Background: Children tend to be sedentary during the after-school hours, and this has deleterious effects on their health. The objective of the present study was to determine the effects of a 3-year after-school physical activity (PA) program, without restriction of dietary energy intake, on percent body fat (%BF), cardiorespiratory fitness (CRF), and cardiometabolic markers in children.

Methods: A cluster randomization design was employed. A total of 574 3rd grade children from 18 elementary schools in the south-eastern United States participated. The intervention consisted of 80 minutes of age-appropriate moderate-to-vigorous PA each school day. The main outcomes of interest were %BF measured by dual-energy X-ray absorptiometry; CRF measured by heart rate in response to a submaximal step test; nonfasting total and high-density lipoprotein cholesterol (HDL-C); and resting blood pressure (BP).

Results: Intent-to-treat analyses showed significant treatment by time interactions for %BF (p=0.009) and CRF (p=0.0003). The change pattern of the means suggested that %BF and CRF in intervention children improved relative to control children during the school months, rebounding to the levels of control children over the summers following years 1 and 2. Year-by-year analyses of what occurred during the months when the program was offered revealed dose-response relations for %BF and CRF, such that the clearest beneficial effects were seen for those youth who attended at least 60% of the after-school sessions.

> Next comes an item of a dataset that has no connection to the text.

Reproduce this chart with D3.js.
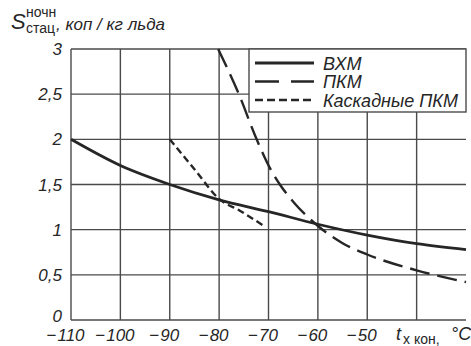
<!DOCTYPE html>
<html>
<head>
<meta charset="utf-8">
<script src="https://cdn.jsdelivr.net/npm/d3@7"></script>
<style>
  body { margin: 0; background: #fff; }
  svg { display: block; font-family: "Liberation Sans", Arial, sans-serif; }
</style>
</head>
<body>
<div id="chart"></div>
<script>
// data
const xTicks = [-110, -100, -90, -80, -70, -60, -50];
const xGrid = [-110, -100, -90, -80, -70, -60, -50, -40];
const yTicks = [0, 0.5, 1, 1.5, 2, 2.5, 3];

const vhm = [[-110, 2.0], [-100, 1.71], [-90, 1.5], [-80, 1.33], [-70, 1.2],
  [-60, 1.06], [-50, 0.94], [-40, 0.845], [-30, 0.78]];
const pkm = [[-80.2, 3.0], [-76, 2.5], [-72.4, 2.0], [-69.5, 1.66], [-67.7, 1.5],
  [-65, 1.31], [-60.4, 1.06], [-55, 0.85], [-50, 0.725], [-40, 0.55], [-30, 0.42]];
const cascade = [[-90, 2.0], [-85, 1.67], [-80, 1.34], [-75.8, 1.21], [-70.6, 1.03]];

const seriesNames = ['ВХМ', 'ПКМ', 'Каскадные ПКМ'];

// settings
const width = 471;
const height = 346;
const margin = { top: 49, right: 5, bottom: 26, left: 71 };
const ink = '#262626';
const gridColor = '#4a4a4a';

const series = [
  { name: seriesNames[0], data: vhm, dash: null, w: 2.8 },
  { name: seriesNames[1], data: pkm, dash: '20,8', w: 2.4 },
  { name: seriesNames[2], data: cascade, dash: '7,4', w: 2.4 }
];

const x = d3.scaleLinear().domain([-110, -30]).range([margin.left, width - margin.right]);
const y = d3.scaleLinear().domain([0, 3]).range([height - margin.bottom, margin.top]);

const svg = d3.select('#chart')
  .append('svg')
  .attr('width', width)
  .attr('height', height);

// grid
svg.append('g')
  .selectAll('line')
  .data(xGrid)
  .join('line')
  .attr('x1', d => x(d)).attr('x2', d => x(d))
  .attr('y1', y(0)).attr('y2', y(3))
  .attr('stroke', gridColor)
  .attr('stroke-width', 1.4);

svg.append('g')
  .selectAll('line')
  .data(yTicks)
  .join('line')
  .attr('x1', x(-110)).attr('x2', x(-30))
  .attr('y1', d => y(d)).attr('y2', d => y(d))
  .attr('stroke', gridColor)
  .attr('stroke-width', 1.4);

// curves
const line = d3.line()
  .x(d => x(d[0]))
  .y(d => y(d[1]))
  .curve(d3.curveMonotoneX);

svg.append('g')
  .selectAll('path')
  .data(series)
  .join('path')
  .attr('d', d => line(d.data))
  .attr('fill', 'none')
  .attr('stroke', ink)
  .attr('stroke-width', d => d.w)
  .attr('stroke-dasharray', d => d.dash);

// y tick labels
svg.append('g')
  .selectAll('text')
  .data(yTicks)
  .join('text')
  .attr('x', x(-110) - 9)
  .attr('y', d => y(d) + (d === 0 ? 2 : 6))
  .attr('text-anchor', 'end')
  .attr('font-size', 17)
  .attr('font-style', 'italic')
  .attr('fill', ink)
  .text(d => String(d).replace('.', ','));

// x tick labels: digits centred on the grid line, minus hangs to the left
const xl = svg.append('g');
xTicks.forEach(t => {
  const digits = xl.append('text')
    .attr('x', x(t))
    .attr('y', 341)
    .attr('text-anchor', 'middle')
    .attr('font-size', 17)
    .attr('font-style', 'italic')
    .attr('fill', ink)
    .text(Math.abs(t));
  const w = digits.node().getComputedTextLength();
  xl.append('text')
    .attr('x', x(t) - w / 2 - 1)
    .attr('y', 341)
    .attr('text-anchor', 'end')
    .attr('font-size', 17)
    .attr('fill', ink)
    .text('−');
});

// axis titles
const yTitle = svg.append('g').attr('fill', ink);
yTitle.append('text').attr('x', 11).attr('y', 29)
  .attr('font-size', 22).attr('font-style', 'italic').text('S');
yTitle.append('text').attr('x', 26).attr('y', 17)
  .attr('font-size', 14).text('ночн');
const sub = yTitle.append('text').attr('x', 26).attr('y', 33)
  .attr('font-size', 14).text('стац');
const subW = sub.node().getComputedTextLength();
yTitle.append('text').attr('x', 26 + subW + 1).attr('y', 30)
  .attr('font-size', 17).attr('font-style', 'italic').text(', коп / кг льда');

const xTitle = svg.append('g').attr('fill', ink);
xTitle.append('text').attr('x', 396).attr('y', 340)
  .attr('font-size', 18).attr('font-style', 'italic').text('t');
xTitle.append('text').attr('x', 403).attr('y', 344)
  .attr('font-size', 14).text('х кон,');
xTitle.append('text').attr('x', 451).attr('y', 340)
  .attr('font-size', 18).attr('font-style', 'italic').text('°C');

// legend
const legend = svg.append('g');
legend.append('rect')
  .attr('x', 249).attr('y', y(3))
  .attr('width', x(-30) - 249).attr('height', 63)
  .attr('fill', '#fff')
  .attr('stroke', gridColor)
  .attr('stroke-width', 1.4);

const legendDash = ['', '24,12', '8,4'];
series.forEach((s, i) => {
  const ly = 63 + i * 18.5;
  legend.append('line')
    .attr('x1', 255).attr('x2', 314)
    .attr('y1', ly).attr('y2', ly)
    .attr('stroke', ink)
    .attr('stroke-width', s.w)
    .attr('stroke-dasharray', legendDash[i] || null);
  legend.append('text')
    .attr('x', 323).attr('y', ly + 6.5)
    .attr('font-size', 18)
    .attr('font-style', 'italic')
    .attr('fill', ink)
    .text(s.name);
});
</script>
</body>
</html>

No significant intervention effects were seen for cholesterol or BP.

Conclusions: An after-school PA program was effective in reducing adiposity and improving CRF, especially in the children who attended the sessions at least 3 days/week. However, the favorable effects on %BF and CRF were lost over the summer. Thus, it is critical to incorporate strategies that attract and retain the children to receive an adequate dose of PA year-round.